═══ Information shown ═══

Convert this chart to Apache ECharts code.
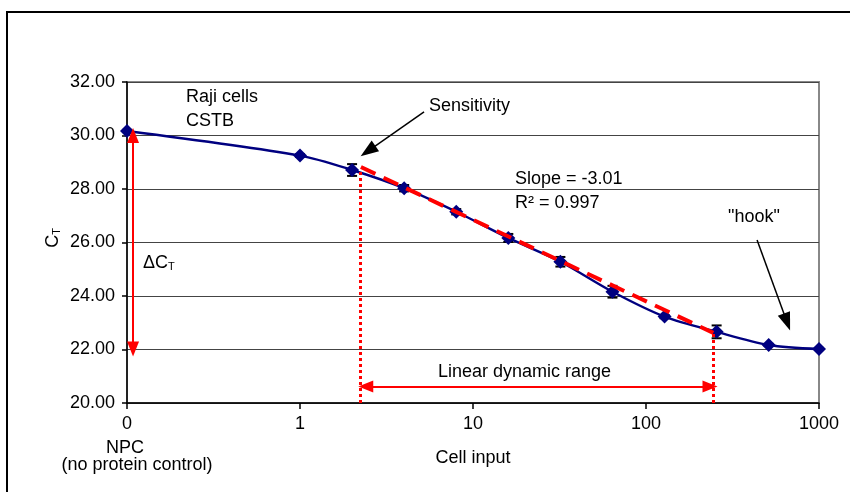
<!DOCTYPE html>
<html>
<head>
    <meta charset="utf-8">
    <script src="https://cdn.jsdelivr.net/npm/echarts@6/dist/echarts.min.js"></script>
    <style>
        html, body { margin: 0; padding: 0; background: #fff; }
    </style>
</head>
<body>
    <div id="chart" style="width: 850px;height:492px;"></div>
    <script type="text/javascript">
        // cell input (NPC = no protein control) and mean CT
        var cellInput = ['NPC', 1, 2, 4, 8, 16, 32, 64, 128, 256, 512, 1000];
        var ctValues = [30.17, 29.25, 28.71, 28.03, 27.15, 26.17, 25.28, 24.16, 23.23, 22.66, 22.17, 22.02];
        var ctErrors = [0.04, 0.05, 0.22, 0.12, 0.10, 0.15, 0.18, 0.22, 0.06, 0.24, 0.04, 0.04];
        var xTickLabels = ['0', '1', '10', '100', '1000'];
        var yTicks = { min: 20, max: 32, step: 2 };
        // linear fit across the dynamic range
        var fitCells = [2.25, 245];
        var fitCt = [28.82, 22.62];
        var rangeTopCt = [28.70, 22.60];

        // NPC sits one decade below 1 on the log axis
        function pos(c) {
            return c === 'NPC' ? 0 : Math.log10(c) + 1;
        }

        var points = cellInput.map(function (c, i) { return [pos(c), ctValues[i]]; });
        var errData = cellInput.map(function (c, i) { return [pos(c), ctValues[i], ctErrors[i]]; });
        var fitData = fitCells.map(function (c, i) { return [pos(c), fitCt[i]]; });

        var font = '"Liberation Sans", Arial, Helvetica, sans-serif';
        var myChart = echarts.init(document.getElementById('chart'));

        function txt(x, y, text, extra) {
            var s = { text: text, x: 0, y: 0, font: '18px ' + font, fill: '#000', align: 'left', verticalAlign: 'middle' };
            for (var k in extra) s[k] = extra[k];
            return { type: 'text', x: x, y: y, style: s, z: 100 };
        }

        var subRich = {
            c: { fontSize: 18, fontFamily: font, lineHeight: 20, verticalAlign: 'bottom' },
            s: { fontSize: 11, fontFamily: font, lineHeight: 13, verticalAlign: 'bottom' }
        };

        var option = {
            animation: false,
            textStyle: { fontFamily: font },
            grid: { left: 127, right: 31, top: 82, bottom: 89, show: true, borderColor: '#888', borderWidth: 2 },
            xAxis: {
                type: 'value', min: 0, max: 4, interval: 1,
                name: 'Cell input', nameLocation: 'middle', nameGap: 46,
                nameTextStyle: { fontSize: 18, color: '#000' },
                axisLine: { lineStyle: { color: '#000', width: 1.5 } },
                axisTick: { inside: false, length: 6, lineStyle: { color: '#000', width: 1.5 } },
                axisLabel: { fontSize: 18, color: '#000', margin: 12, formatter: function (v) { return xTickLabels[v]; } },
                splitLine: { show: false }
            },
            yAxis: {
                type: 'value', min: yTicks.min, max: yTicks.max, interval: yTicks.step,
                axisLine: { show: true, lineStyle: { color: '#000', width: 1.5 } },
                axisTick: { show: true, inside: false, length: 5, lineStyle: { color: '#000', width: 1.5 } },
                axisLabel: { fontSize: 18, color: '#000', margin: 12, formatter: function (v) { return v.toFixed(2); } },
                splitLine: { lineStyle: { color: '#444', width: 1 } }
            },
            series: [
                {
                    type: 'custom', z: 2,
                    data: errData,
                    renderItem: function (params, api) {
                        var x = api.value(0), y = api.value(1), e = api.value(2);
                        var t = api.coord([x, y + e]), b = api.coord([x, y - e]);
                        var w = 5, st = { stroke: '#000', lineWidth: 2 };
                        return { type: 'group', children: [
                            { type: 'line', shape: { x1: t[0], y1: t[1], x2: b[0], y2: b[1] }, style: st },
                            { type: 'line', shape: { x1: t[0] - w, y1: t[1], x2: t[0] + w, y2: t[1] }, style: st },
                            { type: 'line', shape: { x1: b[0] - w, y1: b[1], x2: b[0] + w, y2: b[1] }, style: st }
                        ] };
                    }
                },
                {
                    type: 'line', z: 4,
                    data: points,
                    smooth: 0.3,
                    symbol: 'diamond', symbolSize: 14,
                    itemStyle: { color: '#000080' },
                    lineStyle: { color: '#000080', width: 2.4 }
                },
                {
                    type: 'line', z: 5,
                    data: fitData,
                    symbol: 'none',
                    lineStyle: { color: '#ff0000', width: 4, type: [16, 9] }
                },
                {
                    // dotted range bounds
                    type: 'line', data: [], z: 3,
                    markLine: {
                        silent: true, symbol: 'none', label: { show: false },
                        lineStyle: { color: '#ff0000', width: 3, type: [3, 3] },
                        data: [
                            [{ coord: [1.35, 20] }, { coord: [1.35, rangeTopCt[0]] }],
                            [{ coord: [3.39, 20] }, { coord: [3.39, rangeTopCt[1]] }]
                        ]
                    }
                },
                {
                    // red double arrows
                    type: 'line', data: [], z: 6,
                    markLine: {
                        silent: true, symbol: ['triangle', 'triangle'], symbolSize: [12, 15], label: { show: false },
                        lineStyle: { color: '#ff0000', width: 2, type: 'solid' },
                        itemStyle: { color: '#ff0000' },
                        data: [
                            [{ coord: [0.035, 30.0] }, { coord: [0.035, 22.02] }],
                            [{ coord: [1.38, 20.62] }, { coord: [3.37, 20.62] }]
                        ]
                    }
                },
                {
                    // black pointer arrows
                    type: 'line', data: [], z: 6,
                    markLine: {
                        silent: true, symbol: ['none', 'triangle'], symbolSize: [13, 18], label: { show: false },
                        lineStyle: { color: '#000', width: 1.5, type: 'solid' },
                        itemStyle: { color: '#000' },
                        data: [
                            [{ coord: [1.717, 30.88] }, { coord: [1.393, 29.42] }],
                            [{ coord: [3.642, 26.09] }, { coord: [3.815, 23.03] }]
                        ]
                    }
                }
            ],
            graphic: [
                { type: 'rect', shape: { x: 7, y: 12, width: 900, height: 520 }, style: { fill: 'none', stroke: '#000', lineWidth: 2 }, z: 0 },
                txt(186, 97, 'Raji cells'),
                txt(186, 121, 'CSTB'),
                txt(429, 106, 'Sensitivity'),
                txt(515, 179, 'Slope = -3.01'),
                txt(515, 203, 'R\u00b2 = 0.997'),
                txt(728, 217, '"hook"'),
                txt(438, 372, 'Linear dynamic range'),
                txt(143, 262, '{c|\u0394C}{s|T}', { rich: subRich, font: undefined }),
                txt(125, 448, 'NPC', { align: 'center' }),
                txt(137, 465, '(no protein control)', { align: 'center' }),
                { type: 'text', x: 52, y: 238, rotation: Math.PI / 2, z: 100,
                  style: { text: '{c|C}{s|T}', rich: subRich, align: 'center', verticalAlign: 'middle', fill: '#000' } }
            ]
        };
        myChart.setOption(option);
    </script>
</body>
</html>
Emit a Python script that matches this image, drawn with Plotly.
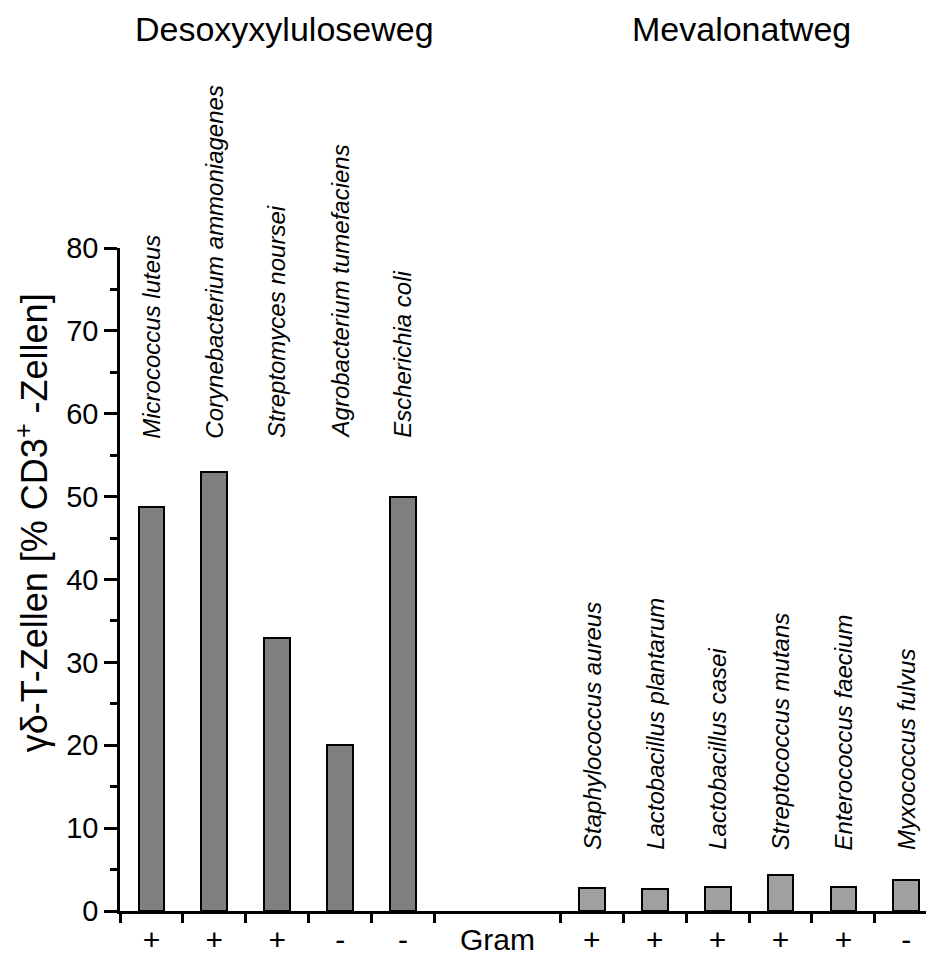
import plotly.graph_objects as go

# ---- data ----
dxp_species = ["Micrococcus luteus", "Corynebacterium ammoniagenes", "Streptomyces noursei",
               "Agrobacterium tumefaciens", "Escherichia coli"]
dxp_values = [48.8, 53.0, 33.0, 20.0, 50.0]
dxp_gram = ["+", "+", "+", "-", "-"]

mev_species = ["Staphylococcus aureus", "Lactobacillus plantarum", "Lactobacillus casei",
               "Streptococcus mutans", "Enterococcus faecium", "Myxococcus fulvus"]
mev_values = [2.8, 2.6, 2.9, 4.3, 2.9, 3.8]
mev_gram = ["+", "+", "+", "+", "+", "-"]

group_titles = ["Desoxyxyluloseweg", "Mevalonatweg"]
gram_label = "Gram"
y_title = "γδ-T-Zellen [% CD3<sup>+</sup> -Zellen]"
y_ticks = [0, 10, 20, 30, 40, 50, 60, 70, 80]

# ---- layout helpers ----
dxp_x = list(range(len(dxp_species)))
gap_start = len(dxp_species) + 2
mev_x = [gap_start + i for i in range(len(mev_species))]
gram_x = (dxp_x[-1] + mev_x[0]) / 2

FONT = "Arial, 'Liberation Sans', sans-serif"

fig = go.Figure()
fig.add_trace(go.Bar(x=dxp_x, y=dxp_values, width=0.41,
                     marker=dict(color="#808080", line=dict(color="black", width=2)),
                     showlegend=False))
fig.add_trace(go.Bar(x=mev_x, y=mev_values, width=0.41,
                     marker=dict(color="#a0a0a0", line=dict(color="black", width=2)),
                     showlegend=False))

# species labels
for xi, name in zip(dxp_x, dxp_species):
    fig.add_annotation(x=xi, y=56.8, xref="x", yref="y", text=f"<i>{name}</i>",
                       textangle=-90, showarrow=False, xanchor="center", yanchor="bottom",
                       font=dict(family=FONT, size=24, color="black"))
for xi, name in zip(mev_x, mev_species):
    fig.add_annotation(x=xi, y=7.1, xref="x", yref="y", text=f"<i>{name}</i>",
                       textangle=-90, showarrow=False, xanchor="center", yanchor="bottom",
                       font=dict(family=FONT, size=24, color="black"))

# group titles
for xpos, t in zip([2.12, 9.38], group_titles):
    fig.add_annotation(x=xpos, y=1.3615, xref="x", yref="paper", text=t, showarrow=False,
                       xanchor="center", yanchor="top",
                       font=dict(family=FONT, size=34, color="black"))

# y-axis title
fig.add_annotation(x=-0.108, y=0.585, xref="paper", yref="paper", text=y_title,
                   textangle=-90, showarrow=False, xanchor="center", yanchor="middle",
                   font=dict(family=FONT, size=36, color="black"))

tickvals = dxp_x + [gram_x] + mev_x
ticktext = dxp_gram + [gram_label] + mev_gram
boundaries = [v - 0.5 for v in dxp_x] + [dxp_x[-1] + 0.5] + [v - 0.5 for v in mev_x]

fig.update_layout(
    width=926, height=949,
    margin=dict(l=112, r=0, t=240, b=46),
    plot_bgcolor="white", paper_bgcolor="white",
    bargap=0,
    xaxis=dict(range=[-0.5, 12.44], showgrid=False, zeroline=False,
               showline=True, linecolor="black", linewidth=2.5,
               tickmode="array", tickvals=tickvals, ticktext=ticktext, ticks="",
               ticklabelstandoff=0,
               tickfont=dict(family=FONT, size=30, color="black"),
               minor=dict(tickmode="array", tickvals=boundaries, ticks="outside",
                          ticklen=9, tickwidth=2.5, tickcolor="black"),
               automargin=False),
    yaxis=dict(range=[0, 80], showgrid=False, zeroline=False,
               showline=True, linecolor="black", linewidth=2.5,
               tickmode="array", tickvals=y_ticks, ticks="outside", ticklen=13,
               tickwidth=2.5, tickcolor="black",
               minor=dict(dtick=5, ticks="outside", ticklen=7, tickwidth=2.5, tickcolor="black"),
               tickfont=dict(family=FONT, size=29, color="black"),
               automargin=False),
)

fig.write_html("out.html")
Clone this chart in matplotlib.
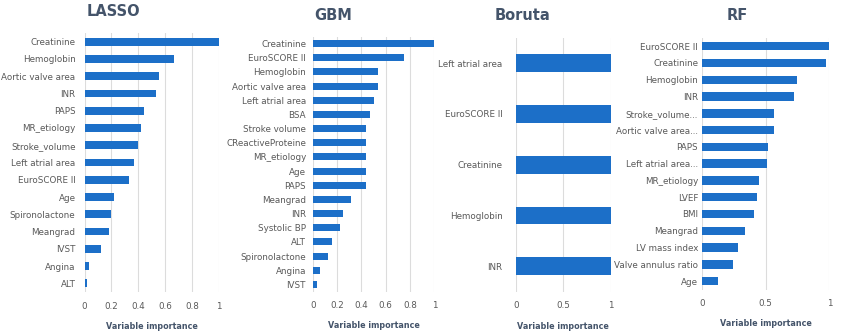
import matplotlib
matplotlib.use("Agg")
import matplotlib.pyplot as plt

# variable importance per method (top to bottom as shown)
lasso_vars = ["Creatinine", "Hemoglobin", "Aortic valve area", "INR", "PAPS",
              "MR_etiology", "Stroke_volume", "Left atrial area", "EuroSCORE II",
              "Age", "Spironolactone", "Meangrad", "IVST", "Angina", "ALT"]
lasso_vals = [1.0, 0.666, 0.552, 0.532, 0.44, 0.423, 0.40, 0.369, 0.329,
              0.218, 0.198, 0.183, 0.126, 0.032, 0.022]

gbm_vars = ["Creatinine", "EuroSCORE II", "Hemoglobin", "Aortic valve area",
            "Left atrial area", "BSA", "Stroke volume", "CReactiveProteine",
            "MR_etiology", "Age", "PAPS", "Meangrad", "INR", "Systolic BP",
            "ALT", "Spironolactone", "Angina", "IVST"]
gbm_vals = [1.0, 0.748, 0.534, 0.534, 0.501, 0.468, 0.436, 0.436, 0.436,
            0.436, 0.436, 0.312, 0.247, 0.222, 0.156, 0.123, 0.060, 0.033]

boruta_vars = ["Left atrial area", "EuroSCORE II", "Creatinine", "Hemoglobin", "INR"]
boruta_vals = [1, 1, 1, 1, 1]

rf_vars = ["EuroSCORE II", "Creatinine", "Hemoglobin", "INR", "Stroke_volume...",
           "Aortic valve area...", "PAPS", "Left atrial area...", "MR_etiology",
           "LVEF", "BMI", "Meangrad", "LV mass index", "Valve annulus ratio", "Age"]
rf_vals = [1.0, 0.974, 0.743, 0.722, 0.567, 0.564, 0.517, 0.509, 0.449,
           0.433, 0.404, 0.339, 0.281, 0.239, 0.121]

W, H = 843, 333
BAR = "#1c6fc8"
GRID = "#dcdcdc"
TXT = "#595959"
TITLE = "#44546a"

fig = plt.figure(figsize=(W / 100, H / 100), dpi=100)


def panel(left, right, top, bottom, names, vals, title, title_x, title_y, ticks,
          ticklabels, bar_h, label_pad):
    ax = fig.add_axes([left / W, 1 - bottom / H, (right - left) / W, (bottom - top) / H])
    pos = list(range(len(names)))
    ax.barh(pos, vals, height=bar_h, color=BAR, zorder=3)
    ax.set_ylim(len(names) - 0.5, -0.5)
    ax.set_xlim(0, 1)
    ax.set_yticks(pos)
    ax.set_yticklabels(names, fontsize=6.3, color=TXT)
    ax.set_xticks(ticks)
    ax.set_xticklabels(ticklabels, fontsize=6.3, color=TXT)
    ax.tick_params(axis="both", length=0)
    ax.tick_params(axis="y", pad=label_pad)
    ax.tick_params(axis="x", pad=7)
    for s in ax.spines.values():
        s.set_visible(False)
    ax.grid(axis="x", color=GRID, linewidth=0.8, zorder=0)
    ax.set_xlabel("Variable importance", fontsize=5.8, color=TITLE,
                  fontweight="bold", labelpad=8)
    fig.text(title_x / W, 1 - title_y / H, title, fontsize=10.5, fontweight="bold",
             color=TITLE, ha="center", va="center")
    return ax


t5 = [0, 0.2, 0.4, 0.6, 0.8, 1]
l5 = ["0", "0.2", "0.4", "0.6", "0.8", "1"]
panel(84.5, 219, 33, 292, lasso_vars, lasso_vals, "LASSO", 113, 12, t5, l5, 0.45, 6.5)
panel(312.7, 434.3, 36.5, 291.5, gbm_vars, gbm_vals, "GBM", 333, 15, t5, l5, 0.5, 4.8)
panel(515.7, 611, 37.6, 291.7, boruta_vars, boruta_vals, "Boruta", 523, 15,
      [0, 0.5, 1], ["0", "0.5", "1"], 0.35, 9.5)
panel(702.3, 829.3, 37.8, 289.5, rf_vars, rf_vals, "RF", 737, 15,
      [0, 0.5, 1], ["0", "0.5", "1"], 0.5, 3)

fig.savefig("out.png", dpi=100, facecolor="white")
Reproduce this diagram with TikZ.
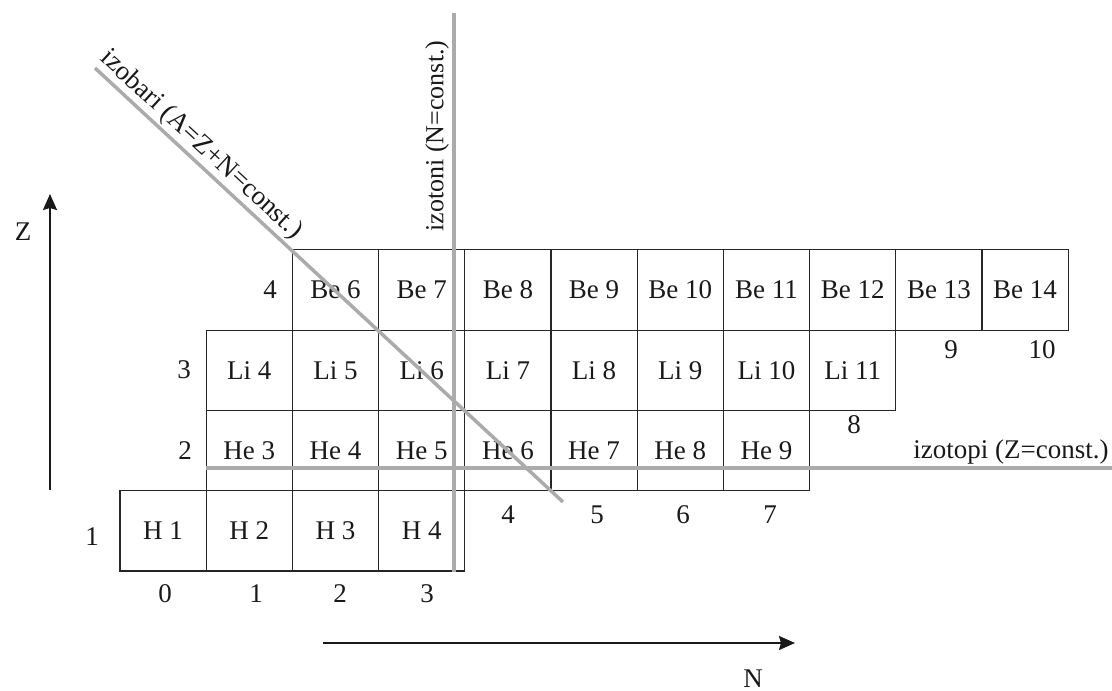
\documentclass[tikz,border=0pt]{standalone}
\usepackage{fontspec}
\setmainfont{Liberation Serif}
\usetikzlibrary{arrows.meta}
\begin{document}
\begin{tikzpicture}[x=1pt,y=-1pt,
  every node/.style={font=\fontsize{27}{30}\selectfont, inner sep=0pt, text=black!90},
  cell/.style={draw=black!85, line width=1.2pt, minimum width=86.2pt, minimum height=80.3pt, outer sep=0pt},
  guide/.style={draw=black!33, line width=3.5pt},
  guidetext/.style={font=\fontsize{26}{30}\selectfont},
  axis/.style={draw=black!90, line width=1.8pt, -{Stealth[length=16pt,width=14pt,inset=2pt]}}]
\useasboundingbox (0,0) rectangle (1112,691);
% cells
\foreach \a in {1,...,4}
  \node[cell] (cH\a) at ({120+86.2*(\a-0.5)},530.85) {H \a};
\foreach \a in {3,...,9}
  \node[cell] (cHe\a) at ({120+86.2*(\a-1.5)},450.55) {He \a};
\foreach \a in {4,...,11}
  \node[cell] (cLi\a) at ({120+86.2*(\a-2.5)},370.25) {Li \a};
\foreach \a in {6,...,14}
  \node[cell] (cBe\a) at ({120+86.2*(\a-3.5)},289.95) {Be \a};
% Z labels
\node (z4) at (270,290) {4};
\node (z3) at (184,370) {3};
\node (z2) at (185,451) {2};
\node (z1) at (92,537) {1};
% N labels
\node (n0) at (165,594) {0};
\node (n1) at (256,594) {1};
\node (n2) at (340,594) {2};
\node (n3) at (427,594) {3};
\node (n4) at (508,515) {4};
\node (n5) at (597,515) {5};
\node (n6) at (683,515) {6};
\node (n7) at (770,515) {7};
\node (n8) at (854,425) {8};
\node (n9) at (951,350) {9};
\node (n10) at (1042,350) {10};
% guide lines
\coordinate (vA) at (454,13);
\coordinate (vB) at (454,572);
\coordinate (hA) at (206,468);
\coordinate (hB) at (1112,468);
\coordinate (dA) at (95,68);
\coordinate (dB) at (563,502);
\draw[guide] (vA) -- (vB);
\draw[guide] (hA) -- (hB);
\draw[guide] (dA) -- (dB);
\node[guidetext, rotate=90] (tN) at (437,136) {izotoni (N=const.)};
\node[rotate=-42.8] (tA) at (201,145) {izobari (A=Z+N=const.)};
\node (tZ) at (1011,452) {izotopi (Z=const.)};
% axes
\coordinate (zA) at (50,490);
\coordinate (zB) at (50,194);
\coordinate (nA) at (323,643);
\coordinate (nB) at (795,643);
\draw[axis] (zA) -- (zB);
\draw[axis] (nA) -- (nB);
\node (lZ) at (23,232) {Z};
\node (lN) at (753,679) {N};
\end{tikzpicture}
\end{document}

═══

### The request
Search the lines above for the string "script" and copy each line that has it.

### Exercise output
    <script src="https://cdn.jsdelivr.net/npm/echarts@6/dist/echarts.min.js"></script>
    <script type="text/javascript">
    </script>
Emit a Python script that matches this image, drawn with Plotly.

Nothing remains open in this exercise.